In the pristine world, he’d never be in the same room as a watched TV. We’d listen exclusively to KEXP and classical music and spend hours watching the leaves on the trees. In the practical world, Josh has made it a ritual to watch football with Gabe on the weekends. On Saturday, G wears his UW onesie and they watch the Huskies, and on Sunday, they watch the Seahawks (it’s never too early to teach your child about disappointment in others’ actions!). These blocks of time give me valuable study hours, and give the gentlemen in my house some one-on-one time. In the practical world, we still listen to a lot of KEXP, but Gabe is also regularly serenaded with Gaga.
In the pristine world, I would only eat organic, and he would only eat organic. In the practical world, organic is freaking expensive. I compromise with organic dairy for myself, and making my own baby food from whatever I can afford. If it needs to be peeled before cooking, it’s conventional. If the whole thing is being processed, it’s organic. While Gabe needs to eat healthy, we also need to be able to pay our bills.
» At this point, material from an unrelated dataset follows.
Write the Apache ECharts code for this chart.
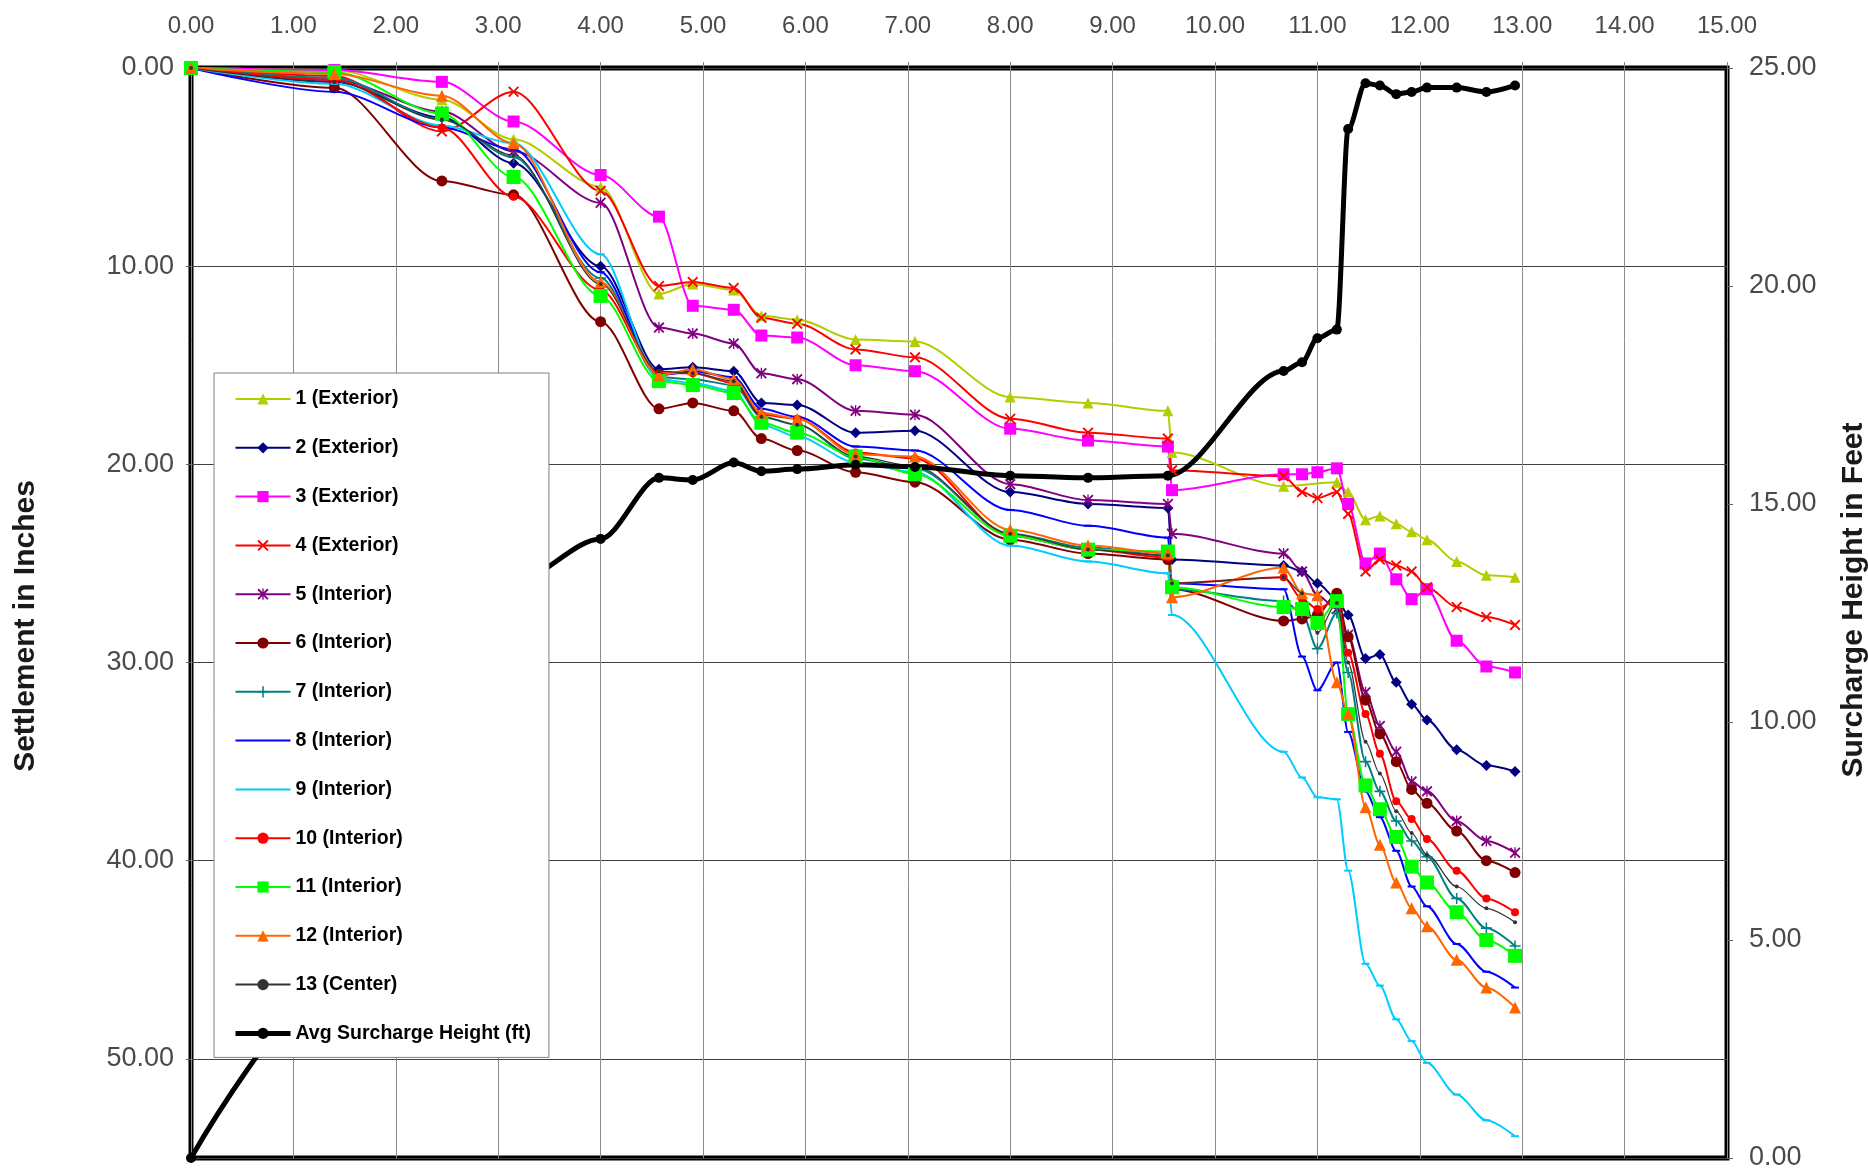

The one place we’ve compromised the least is sleep. He sleeps on his back, as recommended. He slept in the co-sleeper next to us for five months (six is recommended, but he got too big). Now that he’s in the crib, he sleeps without a blanket and with white noise. Only within the last week have we relaxed about side- or stomach-sleeping. If he can get to the position, he can sleep in it. As parents, we’ve had SIDS risks drilled into our heads since that first positive pee stick, and it’s hard to do something that I’ve been told might possibly kill my baby (even if it looks more comfortable). I finally gave in and bought mesh crib bumpers, because the first few nights in the crib involved multiple baby freak-outs after he rolled and got his feet stuck in the bars.
More and more, this is what I’ve learned about parenting–you learn the pristine, but you live with the practical. Our job is to find the line between the two, and hew to it.